The value of a(≠0) for which the equation \(\frac{1}{2}(x-2)^2+1=\sin(\frac{a}{x})\) holds is/are

• A. \((4n+1)\pi,n\isin \Z\)
• B. \(2(n-1)\pi,n\isin \Z\)
• C. \(n\pi,n\isin \N\)
• D. \(\frac{n\pi}{2},\isin \N\)
• E. 1

Answer 1

The Correct Option is A

Given:

• Equation: \( \frac{1}{2}(x - 2)^2 + 1 = \sin\left(\frac{a}{x}\right) \)
• \( a \neq 0 \)

Step 1: Minimum LHS value: \[ \frac{1}{2}(x - 2)^2 + 1 \geq 1 \]

Step 2: RHS range: \[ \sin\left(\frac{a}{x}\right) \in [-1, 1] \]

Step 3: Find critical point: \[ x = 2 \implies \sin\left(\frac{a}{2}\right) = 1 \]

Solution: \( a = (4n + 1)\pi \)

Answer 2

The given equation is:

\[ \frac{1}{2}(x - 2)^2 + 1 = \sin\left(\frac{a}{x}\right) \]

Let's analyze the left-hand side (LHS):

\[ f(x) = \frac{1}{2}(x - 2)^2 + 1 \]

This is a parabola with a vertex at \( (2, 1) \).
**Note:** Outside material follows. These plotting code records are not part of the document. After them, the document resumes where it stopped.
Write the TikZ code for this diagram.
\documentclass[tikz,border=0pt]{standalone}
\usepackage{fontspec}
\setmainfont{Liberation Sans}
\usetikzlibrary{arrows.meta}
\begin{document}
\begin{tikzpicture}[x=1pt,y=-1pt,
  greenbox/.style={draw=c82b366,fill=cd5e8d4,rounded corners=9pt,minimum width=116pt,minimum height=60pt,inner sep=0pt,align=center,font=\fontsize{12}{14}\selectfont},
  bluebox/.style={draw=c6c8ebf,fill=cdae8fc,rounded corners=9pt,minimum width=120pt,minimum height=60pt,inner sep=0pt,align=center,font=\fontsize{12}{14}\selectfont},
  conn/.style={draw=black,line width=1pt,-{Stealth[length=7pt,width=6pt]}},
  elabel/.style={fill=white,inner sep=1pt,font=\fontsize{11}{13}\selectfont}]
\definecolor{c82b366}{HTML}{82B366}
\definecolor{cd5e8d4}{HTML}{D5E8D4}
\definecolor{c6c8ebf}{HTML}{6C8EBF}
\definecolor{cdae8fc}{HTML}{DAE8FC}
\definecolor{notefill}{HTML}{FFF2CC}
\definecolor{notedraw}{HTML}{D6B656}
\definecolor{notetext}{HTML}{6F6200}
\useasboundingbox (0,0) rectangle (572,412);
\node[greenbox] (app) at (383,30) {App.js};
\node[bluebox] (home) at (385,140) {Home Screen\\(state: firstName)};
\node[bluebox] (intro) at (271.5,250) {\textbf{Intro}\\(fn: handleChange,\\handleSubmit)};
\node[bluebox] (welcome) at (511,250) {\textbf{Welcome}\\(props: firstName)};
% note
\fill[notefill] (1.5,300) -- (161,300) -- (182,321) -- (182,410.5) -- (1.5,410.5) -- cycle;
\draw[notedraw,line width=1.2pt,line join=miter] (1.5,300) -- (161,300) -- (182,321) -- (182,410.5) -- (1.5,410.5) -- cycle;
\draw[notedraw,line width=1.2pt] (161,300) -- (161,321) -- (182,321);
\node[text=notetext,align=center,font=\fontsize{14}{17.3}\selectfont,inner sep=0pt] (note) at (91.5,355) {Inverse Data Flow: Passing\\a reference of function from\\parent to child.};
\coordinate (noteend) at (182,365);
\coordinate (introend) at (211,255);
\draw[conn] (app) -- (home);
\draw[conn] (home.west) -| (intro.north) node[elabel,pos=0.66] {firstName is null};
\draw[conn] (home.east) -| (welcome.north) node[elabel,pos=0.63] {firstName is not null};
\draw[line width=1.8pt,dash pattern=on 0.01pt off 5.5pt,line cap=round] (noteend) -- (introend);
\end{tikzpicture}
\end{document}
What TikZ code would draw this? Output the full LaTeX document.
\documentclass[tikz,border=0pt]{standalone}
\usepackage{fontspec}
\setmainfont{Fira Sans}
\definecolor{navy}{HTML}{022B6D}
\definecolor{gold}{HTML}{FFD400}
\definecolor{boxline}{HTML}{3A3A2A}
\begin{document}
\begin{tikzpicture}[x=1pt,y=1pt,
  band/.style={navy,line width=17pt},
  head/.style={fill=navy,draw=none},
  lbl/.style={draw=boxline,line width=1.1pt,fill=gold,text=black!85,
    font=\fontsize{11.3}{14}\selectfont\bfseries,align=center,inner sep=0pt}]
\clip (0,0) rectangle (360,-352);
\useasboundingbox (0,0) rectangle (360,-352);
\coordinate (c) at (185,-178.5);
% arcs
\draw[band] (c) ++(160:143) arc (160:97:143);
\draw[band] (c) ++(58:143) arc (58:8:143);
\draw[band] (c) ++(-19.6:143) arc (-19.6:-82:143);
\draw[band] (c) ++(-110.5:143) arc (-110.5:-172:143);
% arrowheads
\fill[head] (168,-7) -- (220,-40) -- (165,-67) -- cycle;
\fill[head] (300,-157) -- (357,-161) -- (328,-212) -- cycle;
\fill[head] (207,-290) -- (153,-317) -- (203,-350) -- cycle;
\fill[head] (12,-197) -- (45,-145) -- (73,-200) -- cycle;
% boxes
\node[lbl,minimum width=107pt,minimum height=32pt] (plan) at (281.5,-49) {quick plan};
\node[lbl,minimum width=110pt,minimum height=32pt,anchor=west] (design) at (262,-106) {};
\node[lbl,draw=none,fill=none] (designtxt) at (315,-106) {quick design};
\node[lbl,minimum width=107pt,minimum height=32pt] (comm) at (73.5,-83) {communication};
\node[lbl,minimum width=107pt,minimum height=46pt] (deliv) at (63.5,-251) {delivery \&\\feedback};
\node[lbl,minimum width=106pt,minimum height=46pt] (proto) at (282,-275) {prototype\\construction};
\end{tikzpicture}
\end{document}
The minimum value of \( f(x) \) is 1, and it increases as \( x \) moves away from 2.

Now let's analyze the right-hand side (RHS):

\[ g(x) = \sin\left(\frac{a}{x}\right) \]
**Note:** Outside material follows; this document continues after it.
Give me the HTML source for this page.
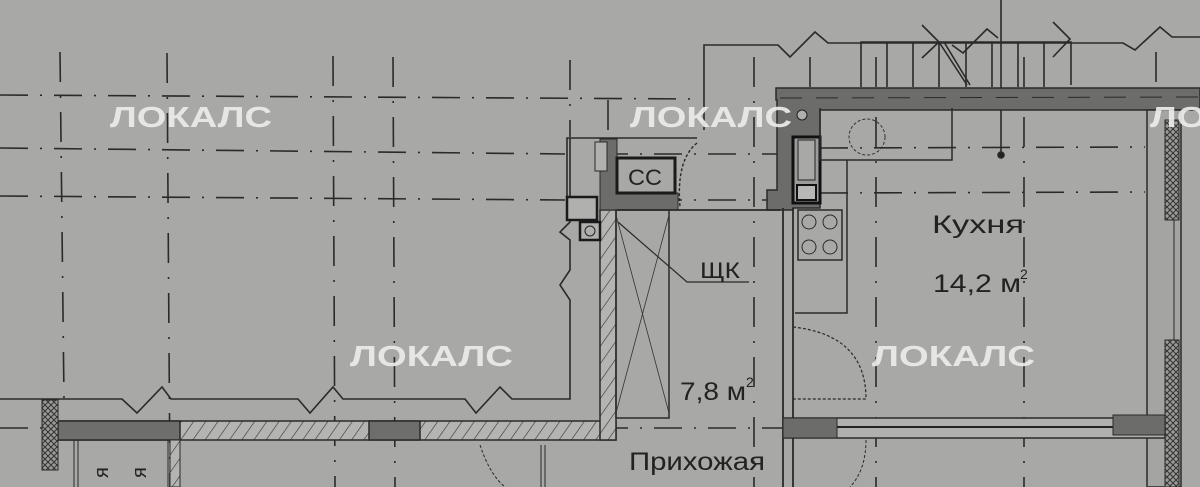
<!DOCTYPE html>
<html><head><meta charset="utf-8"><style>
html,body{margin:0;padding:0;background:#a8a8a6;}
svg{display:block}
.t{font-family:"Liberation Sans","DejaVu Sans",sans-serif;fill:#222}
.w{font-family:"Liberation Sans","DejaVu Sans",sans-serif;font-weight:bold;fill:#ececea;opacity:.92}
</style></head><body>
<svg width="1200" height="487" viewBox="0 0 1200 487" xmlns="http://www.w3.org/2000/svg">
<defs>
<pattern id="h" width="10" height="10" patternUnits="userSpaceOnUse" patternTransform="rotate(35)"><rect width="10" height="10" fill="#b4b4b2"/><line x1="0" y1="0" x2="0" y2="10" stroke="#333" stroke-width="1.2"/></pattern>
<pattern id="x" width="6" height="6" patternUnits="userSpaceOnUse"><rect width="6" height="6" fill="#9a9a98"/><path d="M0 0L6 6M6 0L0 6" stroke="#333" stroke-width="1"/></pattern>
</defs>
<rect width="1200" height="487" fill="#a8a8a6"/>
<g stroke="#2a2a2a" stroke-width="1.6" fill="none">
<g stroke-dasharray="28 12 2 12">
<line x1="0" y1="95" x2="700" y2="99"/>
<line x1="0" y1="148" x2="565" y2="154"/>
<line x1="0" y1="196" x2="565" y2="200"/>
<line x1="820" y1="148" x2="1145" y2="147"/>
<line x1="820" y1="193" x2="1145" y2="192"/>
<line x1="600" y1="154" x2="780" y2="154"/>
<line x1="600" y1="200" x2="780" y2="200"/>
<line x1="0" y1="428" x2="600" y2="428"/>
<line x1="600" y1="428" x2="795" y2="428"/>
</g>
<g stroke-dasharray="30 14 2 14">
<line x1="60" y1="52" x2="64" y2="400"/>
<line x1="167" y1="53" x2="170" y2="487"/>
<line x1="333" y1="56" x2="335" y2="487"/>
<line x1="393" y1="57" x2="395" y2="487"/>
<line x1="570" y1="60" x2="570" y2="137"/>
<line x1="754" y1="57" x2="754" y2="487"/>
<line x1="810" y1="57" x2="810" y2="110"/>
<line x1="876" y1="57" x2="876" y2="487"/>
<line x1="1024" y1="57" x2="1024" y2="487"/>
<line x1="1156" y1="52" x2="1156" y2="110"/>
<line x1="608" y1="100" x2="608" y2="140"/>
</g>
<path d="M704 130V45H778L790 57L815 32L828 43H1123L1135 50L1160 27L1172 37H1200"/>
<path d="M861 87V42H1071V85M887 42V87M913 42V87M939 42V87M966 42V87M992 42V87M1018 42V87M1044 42V87"/>
<path d="M922 25L939 42L922 58M1053 22L1070 39L1053 57M939 42L967 85M944 42L970 85M952 45L963 53L987 29L998 38"/>
<line x1="1001" y1="0" x2="1001" y2="155"/>
<circle cx="1001" cy="155" r="3" fill="#222"/>
<path d="M0 399H122L137 413L162 387L171 399H298L310 413L333 387L343 399H465L476 413L500 387L512 399H570V300L560 285L570 270V240L560 232L570 222V138"/>
</g>
<rect x="58" y="421" width="558" height="19" fill="url(#h)" stroke="#2a2a2a" stroke-width="1.5"/>
<rect x="58" y="421" width="122" height="19" fill="#6e6e6c" stroke="#2a2a2a" stroke-width="1.5"/>
<rect x="369" y="421" width="51" height="19" fill="#6e6e6c" stroke="#2a2a2a" stroke-width="1.5"/>
<rect x="42" y="400" width="16" height="70" fill="url(#x)" stroke="#2a2a2a"/>
<rect x="170" y="440" width="10" height="47" fill="url(#h)" stroke="#2a2a2a"/>
<path d="M74 487V440M78 487V440M168 487V440" stroke="#2a2a2a" fill="none"/>
<text class="t" transform="translate(108 478) rotate(-90)" font-size="20">я</text>
<text class="t" transform="translate(146 478) rotate(-90)" font-size="20">я</text>
<rect x="600" y="210" width="16" height="230" fill="url(#h)" stroke="#2a2a2a" stroke-width="1.5"/>
<path d="M567 200V138H697" stroke="#2a2a2a" stroke-width="1.6" fill="none"/>
<path d="M600 139H617V193H678V210H600Z" fill="#6c6c6a" stroke="#2a2a2a"/>
<rect x="617" y="158" width="58" height="35" fill="#a8a8a6" stroke="#1a1a1a" stroke-width="3"/>
<text class="t" x="628" y="185" font-size="22" textLength="34" lengthAdjust="spacingAndGlyphs">CC</text>
<rect x="595" y="142" width="12" height="29" fill="#b0b0ae" stroke="#2a2a2a"/>
<rect x="567" y="197" width="30" height="23" fill="#b0b0ae" stroke="#1a1a1a" stroke-width="2.5"/>
<rect x="580" y="222" width="20" height="18" fill="#b0b0ae" stroke="#1a1a1a" stroke-width="2.5"/>
<circle cx="590" cy="231" r="5" fill="none" stroke="#222"/>
<path d="M697 143Q676 160 680 207" stroke="#2a2a2a" stroke-dasharray="3 2" fill="none" stroke-width="1.4"/>
<path d="M776 88H1200V110H820V208H793V210H767V190H777V100H776Z" fill="#6c6c6a" stroke="#2a2a2a" stroke-width="1.5"/>
<line x1="780" y1="98" x2="1200" y2="97" stroke="#2a2a2a" stroke-dasharray="22 14"/>
<rect x="793" y="137" width="27" height="66" fill="#9c9c9a" stroke="#111" stroke-width="3"/>
<rect x="798" y="140" width="17" height="40" fill="#a8a8a6" stroke="#222"/>
<rect x="797" y="185" width="19" height="15" fill="#b8b8b6" stroke="#111" stroke-width="2"/>
<circle cx="802" cy="115" r="5" fill="#b0b0ae" stroke="#222"/>
<path d="M617 210H780M783 208V487M793 208V487" stroke="#2a2a2a" stroke-width="1.8" fill="none"/>
<rect x="1147" y="110" width="34" height="377" fill="#a4a4a2" stroke="#2a2a2a" stroke-width="1.5"/>
<rect x="1165" y="120" width="14" height="100" fill="url(#x)" stroke="#2a2a2a"/>
<rect x="1165" y="340" width="14" height="147" fill="url(#x)" stroke="#2a2a2a"/>
<line x1="1174" y1="220" x2="1174" y2="340" stroke="#2a2a2a"/>
<path d="M820 108V160H952V108M847 160V313H795" stroke="#2a2a2a" stroke-width="1.5" fill="none"/>
<circle cx="867" cy="137" r="18" fill="none" stroke="#333" stroke-dasharray="3 2"/>
<rect x="798" y="210" width="44" height="50" fill="none" stroke="#2a2a2a" stroke-width="1.5"/>
<g fill="none" stroke="#2a2a2a"><circle cx="809" cy="222" r="7"/><circle cx="830" cy="222" r="7"/><circle cx="809" cy="247" r="7"/><circle cx="830" cy="247" r="7"/></g>
<rect x="616" y="210" width="53" height="208" fill="none" stroke="#2a2a2a" stroke-width="1.5"/>
<path d="M616 215L669 413M669 215L616 413" stroke="#333" stroke-width="0.8" fill="none"/>
<path d="M618 222L687 282H749" stroke="#2a2a2a" stroke-width="1.2" fill="none"/>
<text class="t" x="700" y="278" font-size="22" textLength="40" lengthAdjust="spacingAndGlyphs">ЩК</text>
<path d="M793 327Q866 335 866 399H793" stroke="#2a2a2a" stroke-width="1.2" stroke-dasharray="3 2" fill="none"/>
<path d="M866 440Q866 470 850 487M480 445Q490 475 505 487" stroke="#2a2a2a" stroke-dasharray="3 2" fill="none"/>
<path d="M541 487V445M545 487V445" stroke="#2a2a2a" fill="none"/>
<rect x="783" y="418" width="382" height="20" fill="#b0b0ae" stroke="#2a2a2a" stroke-width="1.5"/>
<line x1="837" y1="427" x2="1113" y2="427" stroke="#222" stroke-width="2"/>
<rect x="783" y="418" width="54" height="20" fill="#6c6c6a" stroke="#2a2a2a"/>
<rect x="1113" y="415" width="52" height="20" fill="#6c6c6a" stroke="#2a2a2a"/>
<text class="t" x="932" y="233" font-size="25" textLength="92" lengthAdjust="spacingAndGlyphs">Кухня</text>
<text class="t" x="933" y="292" font-size="25" textLength="88" lengthAdjust="spacingAndGlyphs">14,2 м</text>
<text class="t" x="1020" y="279" font-size="14">2</text>
<text class="t" x="680" y="400" font-size="25" textLength="66" lengthAdjust="spacingAndGlyphs">7,8 м</text>
<text class="t" x="746" y="387" font-size="14">2</text>
<text class="t" x="629" y="470" font-size="25" textLength="136" lengthAdjust="spacingAndGlyphs">Прихожая</text>
<text class="w" x="110" y="127" font-size="29" textLength="162" lengthAdjust="spacingAndGlyphs">ЛОКАЛС</text>
<text class="w" x="630" y="127" font-size="29" textLength="162" lengthAdjust="spacingAndGlyphs">ЛОКАЛС</text>
<text class="w" x="350" y="366" font-size="29" textLength="163" lengthAdjust="spacingAndGlyphs">ЛОКАЛС</text>
<text class="w" x="872" y="366" font-size="29" textLength="163" lengthAdjust="spacingAndGlyphs">ЛОКАЛС</text>
<text class="w" x="1150" y="127" font-size="29" textLength="162" lengthAdjust="spacingAndGlyphs">ЛОКАЛС</text>
</svg>
</body></html>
The range of the sine function is \([-1, 1]\).

For the equation to hold, we must have:

\[ 1 \leq \frac{1}{2}(x - 2)^2 + 1 \leq 1 \]

This implies that \( \frac{1}{2}(x - 2)^2 = 0 \), which means \( x = 2 \).
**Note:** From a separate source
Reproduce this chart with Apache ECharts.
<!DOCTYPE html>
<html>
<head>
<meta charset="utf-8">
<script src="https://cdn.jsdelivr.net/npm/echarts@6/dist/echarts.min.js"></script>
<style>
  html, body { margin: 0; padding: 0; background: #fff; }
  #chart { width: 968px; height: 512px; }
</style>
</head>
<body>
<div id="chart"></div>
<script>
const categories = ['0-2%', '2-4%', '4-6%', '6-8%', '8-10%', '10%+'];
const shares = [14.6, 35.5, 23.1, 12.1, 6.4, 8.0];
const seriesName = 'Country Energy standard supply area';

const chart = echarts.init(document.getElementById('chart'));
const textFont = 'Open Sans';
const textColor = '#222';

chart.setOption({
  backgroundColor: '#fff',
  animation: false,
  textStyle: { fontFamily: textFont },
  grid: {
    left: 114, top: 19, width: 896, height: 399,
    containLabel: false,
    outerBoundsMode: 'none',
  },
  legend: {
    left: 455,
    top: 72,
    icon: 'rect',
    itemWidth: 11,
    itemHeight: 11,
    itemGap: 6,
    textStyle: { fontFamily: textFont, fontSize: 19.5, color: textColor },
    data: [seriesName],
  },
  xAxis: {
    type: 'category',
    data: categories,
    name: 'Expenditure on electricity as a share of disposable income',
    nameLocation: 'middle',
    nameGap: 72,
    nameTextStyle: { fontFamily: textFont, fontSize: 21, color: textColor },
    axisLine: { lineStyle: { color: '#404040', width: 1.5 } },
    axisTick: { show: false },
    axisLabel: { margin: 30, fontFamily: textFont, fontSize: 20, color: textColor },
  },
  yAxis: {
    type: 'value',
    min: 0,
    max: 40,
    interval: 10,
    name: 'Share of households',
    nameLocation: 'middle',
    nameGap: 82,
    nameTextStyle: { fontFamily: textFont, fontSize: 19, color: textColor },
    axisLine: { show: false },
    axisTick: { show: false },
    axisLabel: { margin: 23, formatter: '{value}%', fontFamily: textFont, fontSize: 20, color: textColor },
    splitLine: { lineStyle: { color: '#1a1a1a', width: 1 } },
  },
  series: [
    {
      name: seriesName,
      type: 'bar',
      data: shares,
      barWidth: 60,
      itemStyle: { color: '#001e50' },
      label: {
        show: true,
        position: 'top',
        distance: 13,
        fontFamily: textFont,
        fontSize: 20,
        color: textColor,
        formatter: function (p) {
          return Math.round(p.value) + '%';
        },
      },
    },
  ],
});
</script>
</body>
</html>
Substituting \( x = 2 \) into the original equation:

\[ \frac{1}{2}(2 - 2)^2 + 1 = \sin\left(\frac{a}{2}\right) \] \[ 1 = \sin\left(\frac{a}{2}\right) \]

This means:

\[ \frac{a}{2} = \frac{\pi}{2} + 2n\pi \quad \text{or} \quad \frac{a}{2} = \frac{3\pi}{2} + 2n\pi, \quad \text{where } n \text{ is an integer.} \]

Therefore:

\[ a = \pi + 4n\pi = (4n + 1)\pi \quad \text{or} \quad a = 3\pi + 4n\pi = (4n + 3)\pi \]

If we let \( m = 4n+1 \) or \( m = 4n+3 \), then the general solution is \( a = m\pi \), where \( m \) is an odd integer. 

This matches the given option \( (4n+1)\pi \), which represents a subset of the general solution (odd multiples of \( \pi \)).